A premissa do governo brasileiro é de que este "clube" deveria envolver países não diretamente ligados ao conflito na medida em que nações como os Estados Unidos e outros membros da Organização do Tratado do Atlântico Norte (Otan) não teriam interesse no fim rápido da guerra.
Um dos diplomatas ouvidos pela BBC News Brasil sob a condição de anonimato afirmou que a diplomacia brasileira ainda estaria analisando o teor da decisão do tribunal e das acusações imputadas a Putin, mas que o Brasil continuaria evitando posições que, nas palavras dele, levassem ao "cancelamento" da Rússia no cenário internacional.
Outro diplomata afirmou que a expectativa é de que o mandado não afete as relações entre o Brasil e a Rússia no curto e médio-prazos.
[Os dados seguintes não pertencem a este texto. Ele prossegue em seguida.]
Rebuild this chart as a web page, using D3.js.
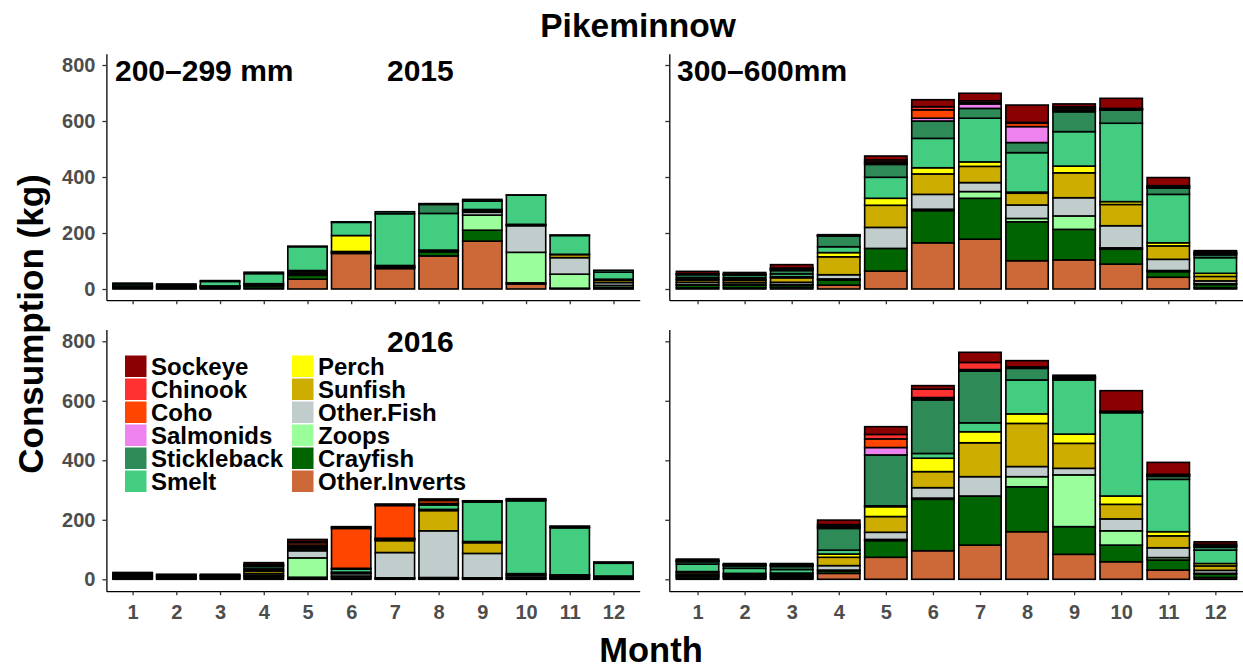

Em abril, está prevista a visita do ministro das Relações Exteriores da Rússia, Sergey Lavrov, ao Brasil. Segundo esse diplomata, não haveria nenhuma indicação de que a visita poderia ser adiada por conta da decisão do tribunal.
A reportagem também ouviu que o Itamaraty estava tratando o assunto com "cautela" e que dificilmente o Brasil se manifestaria frontalmente a favor ou contra a decisão do tribunal. A ideia é manter os canais de diálogo abertos com a Rússia.
A BBC News Brasil pediu um posicionamento oficial do Itamaraty sobre a decisão do tribunal, mas até o momento, nenhuma resposta foi enviada. Assim que uma resposta for enviada, esta reportagem será atualizada.
A posição brasileira
A guerra na Ucrânia tem sido um dos principais assuntos debatidos por Lula e outros chefes de Estado desde que assumiu a Presidência, no início deste ano.
A ideia de criar o "clube" de países para mediar o conflito é vista como uma das iniciativas da sua nova gestão para projetar o Brasil na arena internacional, a exemplo do acordo que o Brasil e a Turquia mediaram com o Irã, em 2010, sobre o seu programa nuclear.
O acordo, posteriormente, foi rejeitado pelos Estados Unidos.
Desde o início do conflito na Ucrânia, a posição brasileira em relação à Rússia tem sido a de condenar a invasão, mas de não isolar a Rússia.
Em fevereiro deste ano, o Brasil votou a favor de uma resolução da Organização das Nações Unidas (ONU) pedindo a retirada das tropas russas da Ucrânia.
Apesar disso, o presidente Lula rejeitou um pedido feito pelo chanceler da Alemanha, Olaf Scholz, para que o Brasil enviasse munição para o lado ucraniano do conflito.
"Eu falei (para Scholz): se eu mandar as munições que você está pedindo, eu entrei na guerra. E eu não quero entrar na guerra. Eu quero acabar com a guerra", disse Lula em fevereiro à rede de TV americana CNN.
Internacionalmente, o plano brasileiro de mediar o conflito entre russos e ucranianos tem sido visto com ceticismo, especialmente pelo governo americano.
Em resposta à BBC News Brasil em fevereiro, o governo dos Estados Unidos, um dos principais envolvidos no conflito e que já injetou pelo menos US$ 46 bilhões em armas, munições e outros tipos de suporte.
A expectativa é de que Lula volte a defender uma estratégia de mediação do conflito durante sua viagem para a China, onde irá encontrar o presidente do país, Xi Jinping. Lula estará na China entre os dias 26 e 31 de março.